--- Instruction ---
Skip the pictures, please, and write out exactly the lines from the opening of the data through the line containing "const mixtureShares = [0.30, 0.17, 0.53];".
########
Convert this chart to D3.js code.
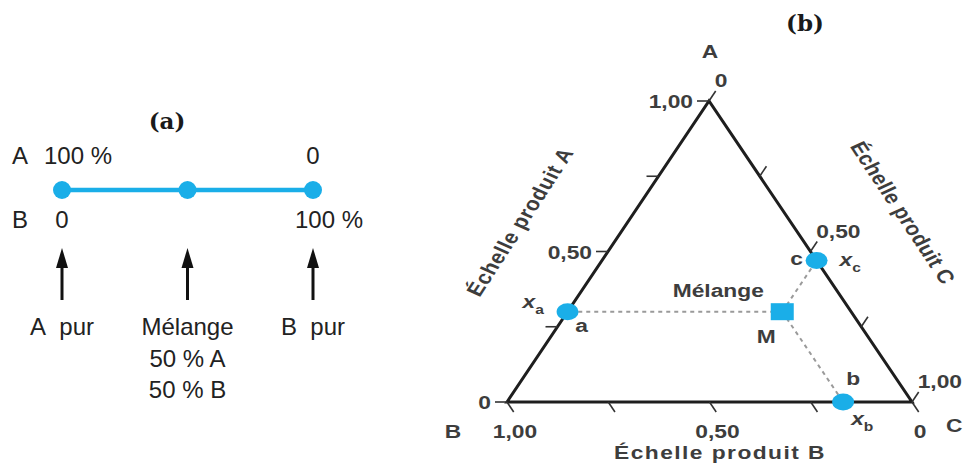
<!DOCTYPE html>
<html>
<head>
<meta charset="utf-8">
<script src="https://cdn.jsdelivr.net/npm/d3@7"></script>
<style>
  body { margin: 0; background: #fff; }
  svg { display: block; }
</style>
</head>
<body>
<svg id="chart" width="963" height="466"></svg>
<script>
// ---- Panel (a): binary mixture A/B ----
const binaryShareB = [0, 50, 100];                 // % of B at each marked point
const binaryTopLabels = ["100 %", "", "0"];        // content of A
const binaryBottomLabels = ["0", "", "100 %"];     // content of B
const binaryCaptions = [["A\u00a0\u00a0pur"], ["Mélange", "50 % A", "50 % B"], ["B\u00a0\u00a0pur"]];

// ---- Panel (b): ternary diagram A/B/C ----
const ternaryTicks = [0, 0.25, 0.5, 0.75, 1];
const ternaryLabelled = [0, 0.5, 1];
const mixtureShares = [0.30, 0.17, 0.53];          // x_a, x_b, x_c of the mixture M

const BLUE = "#1aaee8";
const svg = d3.select("#chart");

// ================= Panel (a) =================
const ga = svg.append("g").attr("font-family", "Liberation Sans, Arial, sans-serif")
  .attr("font-size", 24).attr("fill", "#222");

const xBin = d3.scaleLinear().domain([0, 100]).range([62, 313]);
const lineY = 190;

ga.append("text").attr("x", 167).attr("y", 129).attr("text-anchor", "middle")
  .attr("font-family", "DejaVu Serif, Liberation Serif, serif").attr("font-weight", "bold")
  .attr("font-size", 23).attr("fill", "#1a1a1a").text("(a)");

ga.append("text").attr("x", 12).attr("y", 164).text("A");
ga.append("text").attr("x", 12).attr("y", 228).text("B");

ga.append("line")
  .attr("x1", xBin(d3.min(binaryShareB))).attr("x2", xBin(d3.max(binaryShareB)))
  .attr("y1", lineY).attr("y2", lineY)
  .attr("stroke", BLUE).attr("stroke-width", 4.5);

ga.selectAll("circle.pt").data(binaryShareB).join("circle")
  .attr("cx", d => xBin(d)).attr("cy", lineY).attr("r", 9).attr("fill", BLUE);

// content labels above / below the line
ga.selectAll("text.top").data(binaryShareB).join("text")
  .attr("x", (d, i) => xBin(d) + (i === 0 ? 16 : 0)).attr("y", 164)
  .attr("text-anchor", "middle").text((d, i) => binaryTopLabels[i]);
ga.selectAll("text.bot").data(binaryShareB).join("text")
  .attr("x", (d, i) => xBin(d) + (i === 2 ? 16 : 0)).attr("y", 228)
  .attr("text-anchor", "middle").text((d, i) => binaryBottomLabels[i]);

// arrows pointing up to each point
binaryShareB.forEach((d, i) => {
  const x = xBin(d);
  ga.append("line").attr("x1", x).attr("x2", x).attr("y1", 300).attr("y2", 262)
    .attr("stroke", "#111").attr("stroke-width", 3);
  ga.append("path").attr("d", `M${x},248 L${x - 6},268 L${x + 6},268 Z`).attr("fill", "#111");
  binaryCaptions[i].forEach((t, j) => {
    ga.append("text").attr("x", x).attr("y", 335 + j * 31.5)
      .attr("text-anchor", "middle").text(t);
  });
});

// ================= Panel (b) =================
const gb = svg.append("g");
const SX = 1.2;   // horizontal widening of the lettering

// projection of (share A, share C) into the plane; share B is the remainder
const yA = d3.scaleLinear().domain([0, 1]).range([402, 101]);
const xC = d3.scaleLinear().domain([0, 1]).range([507, 912]);
const xA = d3.scaleLinear().domain([0, 1]).range([0, 709 - 507]);
const proj = (a, c) => [xC(c) + xA(a), yA(a)];

const vA = proj(1, 0), vB = proj(0, 0), vC = proj(0, 1);

function unit(p, q) {
  const dx = q[0] - p[0], dy = q[1] - p[1], l = Math.hypot(dx, dy);
  return [dx / l, dy / l];
}

function label(x, y, text, o = {}) {
  const t = gb.append("text")
    .attr("transform", `translate(${x},${y}) scale(${SX},1)` + (o.rotate ? ` rotate(${o.rotate})` : ""))
    .attr("text-anchor", o.anchor || "middle")
    .attr("font-family", "Liberation Sans, Arial, sans-serif")
    .attr("font-weight", "bold")
    .attr("font-size", o.size || 19)
    .attr("fill", "#3d3d3d");
  if (o.spacing) t.attr("letter-spacing", o.spacing);
  if (o.sub) {
    t.append("tspan").attr("font-style", "italic").text(text);
    t.append("tspan").attr("font-size", 13).attr("dy", 6).text(o.sub);
  } else {
    t.text(text);
  }
  return t;
}

const fmt = v => v === 0 ? "0" : d3.format(".2f")(v).replace(".", ",");

// dashed construction lines from M to the three sides
const [mA, mB, mC] = mixtureShares;
const pM = proj(mA, mC);
const pa = proj(mA, 0);           // on side B–A (C = 0)
const pb = proj(0, 1 - mB);       // on side B–C (A = 0)
const pc = proj(1 - mC, mC);      // on side A–C (B = 0)
[pa, pb, pc].forEach(p => {
  gb.append("line").attr("x1", pM[0]).attr("y1", pM[1]).attr("x2", p[0]).attr("y2", p[1])
    .attr("stroke", "#9a9a9a").attr("stroke-width", 2).attr("stroke-dasharray", "4,4");
});

// triangle outline
gb.append("path")
  .attr("d", d3.line()([vB, vA, vC, vB]) + "Z")
  .attr("fill", "none").attr("stroke", "#1e1e1e").attr("stroke-width", 3)
  .attr("stroke-linejoin", "miter");

// ticks and tick labels for the three scales
const TL = 12;
const dirA = [-1, 0];             // scale A along side B–A
const dirB = unit(vA, vC);        // scale B along side B–C
const dirC = unit(vB, vA);        // scale C along side A–C
ternaryTicks.forEach(t => {
  const sides = [
    { p: proj(t, 0), d: dirA },
    { p: proj(0, 1 - t), d: dirB },
    { p: proj(1 - t, t), d: dirC }
  ];
  sides.forEach(s => {
    gb.append("line").attr("x1", s.p[0]).attr("y1", s.p[1])
      .attr("x2", s.p[0] + s.d[0] * TL).attr("y2", s.p[1] + s.d[1] * TL)
      .attr("stroke", "#333").attr("stroke-width", 1.6);
  });
});
ternaryLabelled.forEach(t => {
  const pA = proj(t, 0);
  label(pA[0] - TL - 4, pA[1] + 7, fmt(t), { anchor: "end" });
  const pB = proj(0, 1 - t);
  label(pB[0] + 8, 438, fmt(t));
  const pC = proj(1 - t, t);
  label(pC[0] + dirC[0] * TL - 1, pC[1] + dirC[1] * TL - 4, fmt(t), { anchor: "start" });
});

// vertex names
label(vA[0] + 1, 58, "A");
label(453, 438, "B");
label(946, 432, "C", { anchor: "start" });

// axis titles
label(720, 459, "Échelle produit B", { spacing: 1.2 });
label(527, 225, "Échelle produit A", { spacing: 0.6, rotate: -61.5 });
label(896, 216, "Échelle produit C", { spacing: 0.2, rotate: 61 });

// points on the sides and the mixture M
[pa, pb, pc].forEach(p => {
  gb.append("ellipse").attr("cx", p[0]).attr("cy", p[1]).attr("rx", 11).attr("ry", 8.5).attr("fill", BLUE);
});
gb.append("rect").attr("x", pM[0] - 11.5).attr("y", pM[1] - 8.5)
  .attr("width", 23).attr("height", 17).attr("fill", BLUE);

label(pa[0] + 14, pa[1] + 20, "a", { anchor: "middle" });
label(pa[0] - 45, pa[1] - 4, "x", { anchor: "start", sub: "a" });
label(pb[0] + 10, pb[1] - 17, "b");
label(pb[0] + 8, pb[1] + 23, "x", { anchor: "start", sub: "b" });
label(pc[0] - 20, pc[1] + 4, "c");
label(pc[0] + 23, pc[1] + 5, "x", { anchor: "start", sub: "c" });

label(pM[0] - 64, pM[1] - 15, "Mélange");
label(pM[0] - 16, pM[1] + 31, "M");

// panel tag
gb.append("text").attr("x", 805).attr("y", 31).attr("text-anchor", "middle")
  .attr("font-family", "DejaVu Serif, Liberation Serif, serif").attr("font-weight", "bold")
  .attr("font-size", 23).attr("fill", "#1a1a1a").text("(b)");
</script>
</body>
</html>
########
--- Expected answer ---
Convert this chart to D3.js code.
<!DOCTYPE html>
<html>
<head>
<meta charset="utf-8">
<script src="https://cdn.jsdelivr.net/npm/d3@7"></script>
<style>
  body { margin: 0; background: #fff; }
  svg { display: block; }
</style>
</head>
<body>
<svg id="chart" width="963" height="466"></svg>
<script>
// ---- Panel (a): binary mixture A/B ----
const binaryShareB = [0, 50, 100];                 // % of B at each marked point
const binaryTopLabels = ["100 %", "", "0"];        // content of A
const binaryBottomLabels = ["0", "", "100 %"];     // content of B
const binaryCaptions = [["A\u00a0\u00a0pur"], ["Mélange", "50 % A", "50 % B"], ["B\u00a0\u00a0pur"]];

// ---- Panel (b): ternary diagram A/B/C ----
const ternaryTicks = [0, 0.25, 0.5, 0.75, 1];
const ternaryLabelled = [0, 0.5, 1];
const mixtureShares = [0.30, 0.17, 0.53];          // x_a, x_b, x_c of the mixture M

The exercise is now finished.